# Bayesian Statistics Lab

In this hands-on lab, we continue our demonstration of "estimating the mass of a new fundamental particle".
We will generate multiple experiments, each giving a noisy measurement of the particle's mass, and sequentially update our posterior distribution after each experiment.
We will then discuss what we should do when new theoretical prior appears.

## Physical Setup (Brief Recap)

Let's update some notation from the notes.

We have a particle of **true mass** $m_\text{true}$, measured in TeV.
Each experiment yields an observed mass $m_\text{obs}$ with Gaussian noise:
\begin{align}
m_\text{obs} \;\sim\; \mathcal{N}(m_\text{true},\sigma_\text{expr}^2).
\end{align}
Here, $\sigma_\text{expr}$ is the detector resolution or statistical uncertainty.

We know that $m_\text{true}$ lies in some range $[2,5]$ TeV---our *initial theory* suggests it cannot be outside this window.
Hence, our **initial prior**:
\begin{align}
p(m_\text{true}) =
\begin{cases}
\frac{1}{5-2}, & 2 \le \theta \le 5,\\
0, & \text{otherwise}.
\end{cases}
\end{align}

Each measurement modifies our belief (the prior) into a **posterior** via Bayes' Theorem:
\begin{align}
p(m_\text{true} \mid m_\text{obs}) \propto p(m_\text{obs} \mid m_\text{true})\,p(m_\text{true}).
\end{align}

Here, the **likelihood** $p(m_\text{obs} \mid m_\text{true})$ is given by the Gaussian formula:
\begin{align}
p(m_\text{obs} \mid \theta) =
\frac{1}{\sqrt{2\pi}\sigma_\text{expr}}\exp\left[-\frac{(m_\text{obs} - m_\text{true})^2}{2\sigma_\text{expr}^2}\right].
\end{align}

## Single Experiment Code (Grid Approximation)

Below is a quick code snippet that:
1. Defines a **grid** over $m\in[2,5]$.
2. Multiplies the prior by the Gaussian likelihood for an observed mass $m_\text{obs}$.
3. Normalizes the result to get the posterior.

In [None]:
import numpy as np
import matplotlib.pyplot as plt

In [None]:
# Suppose this is the true mass
m_true = 3.6

In [None]:
# Let's pick also a detector resolution
sigma_expr = 1.0

In [None]:
# For reproducibility
np.random.seed(42)

In [None]:
# Suppose we have a single measurement
m_obs = np.random.normal(loc=m_true, scale=sigma_expr)
print(m_obs)

In [None]:
m_min, m_max = 2.0, 5.0
n_grid = 2000
ms     = np.linspace(m_min, m_max, n_grid)

def initial_prior(ms):
    # Uniform in [2,5], zero outside
    return np.where((ms >= m_min) & (ms <= m_max), 1.0/(m_max-m_min), 0.0)

In [None]:
def likelihood(m_obs, ms, sigma_expr):
    # Gaussian formula
    norm = 1.0 / (np.sqrt(2*np.pi)*sigma_expr)
    return norm * np.exp(-0.5*((m_obs - ms)/sigma_expr)**2)

In [None]:
# Compute prior
prior = initial_prior(ms)

# Compute likelihood
like = likelihood(m_obs, ms, sigma_expr)

In [None]:
# Posterior ~ prior * likelihood (unnormalized)
unnorm_post = prior * like
post = unnorm_post / np.trapezoid(unnorm_post, ms)

In [None]:
plt.plot(ms, post, 'k', label="Posterior (1 experiment)")
plt.title("Posterior after a single measurement")
plt.xlabel("Mass (TeV)")
plt.ylabel("Probability Density")
plt.legend()

## Multiple Experiments

Now we simulate $N$ experiments.

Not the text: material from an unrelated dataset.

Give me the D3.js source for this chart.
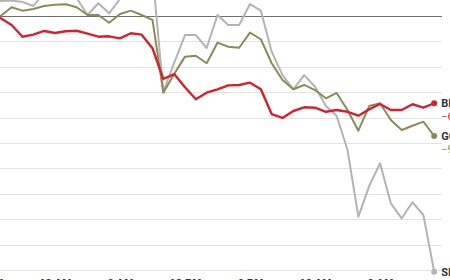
<!DOCTYPE html>
<html>
<head>
  <meta charset="utf-8">
  <title>Bitcoin, gold and silver</title>
  <style>
    body { margin: 0; background: #fff; }
    svg { display: block; font-family: Roboto, "Noto Sans", sans-serif; }
    .grid line { stroke: #e3e3e3; stroke-width: 1px; }
    .zero { stroke: #6f6f6f; stroke-width: 1px; }
    .series { fill: none; stroke-linejoin: round; stroke-linecap: round; }
    .axis text { font-size: 11px; font-weight: 700; fill: #333; }
    .axis path, .axis line { display: none; }
    .name { font-size: 11px; font-weight: 700; fill: #333; }
    .value { font-size: 11px; }
  </style>
</head>
<body>
  <svg id="chart" width="450" height="280"></svg>
  <script src="https://d3js.org/d3.v7.min.js"></script>
  <script>
    // hours relative to midnight, one point per hour
    const hours = d3.range(-5, 36);

    const bitcoin = [-0.18, -0.71, -1.63, -1.47, -1.18, -1.34, -1.20, -1.16, -1.39, -1.63,
      -1.60, -1.76, -1.36, -1.47, -2.54, -4.96, -4.57, -5.61, -6.56, -6.04,
      -5.77, -5.46, -5.43, -5.25, -5.77, -7.72, -8.03, -7.48, -7.19, -7.22,
      -7.54, -7.40, -7.54, -7.85, -7.35, -6.93, -7.40, -7.40, -6.95, -7.22, -6.87];

    const gold = [0.02, 0.69, 0.42, 0.55, 0.79, 0.89, 0.92, 0.69, 0.08, 0.08,
      -0.53, 0.16, 0.42, 0.08, -0.31, -6.04, -4.57, -3.20, -3.13, -3.72,
      -2.10, -2.42, -2.50, -1.31, -1.83, -3.72, -5.04, -5.77, -5.43, -5.83,
      -6.48, -6.06, -7.40, -9.03, -7.09, -6.87, -8.19, -8.98, -8.64, -8.32, -9.45];

    const silver = [1.18, 1.22, 1.10, 0.79, 1.81, 1.89, 1.89, 1.42, 0.08, 1.00,
      0.21, 1.34, 1.89, 2.44, 3.39, -5.96, -3.70, -1.50, -1.50, -2.52,
      0.08, -0.71, -0.71, 0.94, 0.43, -2.81, -4.65, -5.77, -4.65, -5.57,
      -7.09, -7.87, -10.55, -15.80, -13.39, -11.60, -14.75, -15.93, -14.67, -15.67, -20.13];

    const seriesNames = ["SILVER", "GOLD", "BITCOIN"];
    const seriesColors = ["#b3b3b3", "#8d8a57", "#d7202e"];
    const seriesValues = [silver, gold, bitcoin];

    const tickHours = [-6, 0, 6, 12, 18, 24, 30];
    const tickLabels = ["6 PM", "12 AM", "6 AM", "12 PM", "6 PM", "12 AM", "6 AM"];
    const gridValues = [0, -2, -4, -6, -8, -10, -12, -14, -16, -18, -20];

    const svg = d3.select("#chart");

    const x = d3.scaleLinear().domain([-5, 35]).range([0.8, 434.2]);
    const y = d3.scaleLinear().domain([0, -20]).range([16, 270]);

    // gridlines
    svg.append("g").attr("class", "grid")
      .selectAll("line")
      .data(gridValues.filter(d => d !== 0))
      .join("line")
      .attr("x1", -10).attr("x2", 442)
      .attr("y1", d => Math.round(y(d)) + 0.5)
      .attr("y2", d => Math.round(y(d)) + 0.5);

    svg.append("line").attr("class", "zero")
      .attr("x1", -10).attr("x2", 442)
      .attr("y1", Math.round(y(0)) + 0.5).attr("y2", Math.round(y(0)) + 0.5);

    // x axis
    svg.append("g").attr("class", "axis")
      .attr("transform", `translate(0,${y(-20)})`)
      .call(d3.axisBottom(x)
        .tickValues(tickHours)
        .tickFormat((d, i) => tickLabels[i])
        .tickSize(0)
        .tickPadding(9));

    const line = d3.line()
      .x((d, i) => x(hours[i]))
      .y(d => y(d));

    seriesValues.forEach((vals, k) => {
      svg.append("path")
        .attr("class", "series")
        .attr("d", line(vals))
        .attr("stroke", seriesColors[k])
        .attr("stroke-width", k === 2 ? 2.4 : 2);
    });

    // end dots and labels
    seriesValues.forEach((vals, k) => {
      const last = vals[vals.length - 1];
      const ex = x(hours[hours.length - 1]);
      const ey = y(last);
      svg.append("circle")
        .attr("cx", ex).attr("cy", ey).attr("r", 3)
        .attr("fill", seriesColors[k]);
      svg.append("text").attr("class", "name")
        .attr("x", ex + 7).attr("y", ey).attr("dy", "0.35em")
        .text(seriesNames[k]);
      svg.append("text").attr("class", "value")
        .attr("x", ex + 7).attr("y", ey + 13).attr("dy", "0.35em")
        .attr("fill", seriesColors[k])
        .text(d3.format(".1f")(last).replace("-", "\u2212") + "%");
    });
  </script>
</body>
</html>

Each experiment provides $(m_{\text{obs},i}, \sigma_i) = (m_{\text{obs},i}, \sigma_\text{expr})$.
We update our posterior step by step:
1. Start with the prior (initially uniform in $[2,5]$).
2. For each experiment $i$, multiply the current posterior by the new likelihood.
3. Normalize to get the updated posterior, which becomes the prior for the next experiment.

In [None]:
# For reproducibility
np.random.seed(42)

In [None]:
# Let's simulate multiple experiments
N = 10
ms_obs = pass # HANDSON: draw N samples from a normal distribution.  You may use np.random.normal().

print("Simulated experiment results:")
for i, m_obs in enumerate(ms_obs):
    print(f"\tExperiment {i+1}: observed mass = {m_obs:.3f} ± {sigma_expr}")

In [None]:
# Perform sequential Bayesian updates using the same grid approach

prior = pass  # HANDSON: compute the prior from initial_prior()

plt.figure(figsize=(8,5))
plt.axvline(m_true, color='k', ls=':', label=r'$m_\text{true}$')
plt.plot(ms, prior, label="Initial Prior", lw=2)

for i, m_obs in enumerate(ms_obs):
    # HANDSON: compute the posterior
    like        = pass 
    unnorm_post = pass
    norm        = pass
    post        = pass

    # Plot the posterior
    plt.plot(ms, post, label=f"Posterior after Exp {i+1}")

    # HANDSON: posterior becomes prior for next iteration
    prior = pass

plt.title("Sequential Bayesian Updates of Particle Mass")
plt.xlabel("Mass (TeV)")
plt.ylabel("Probability Density")
plt.legend()

You will see each new experiment narrowing or shifting the distribution.

In [None]:
# HANDSON:
# Try to increase `N` to, e.g, 100 and plot the posterior every 10 experiments.
# What do you see?

In [None]:
# HANDSON:
# Try to change `m_true` to a value outside the theory, e.g., 5.5 and plot the posterior.
# What do you see?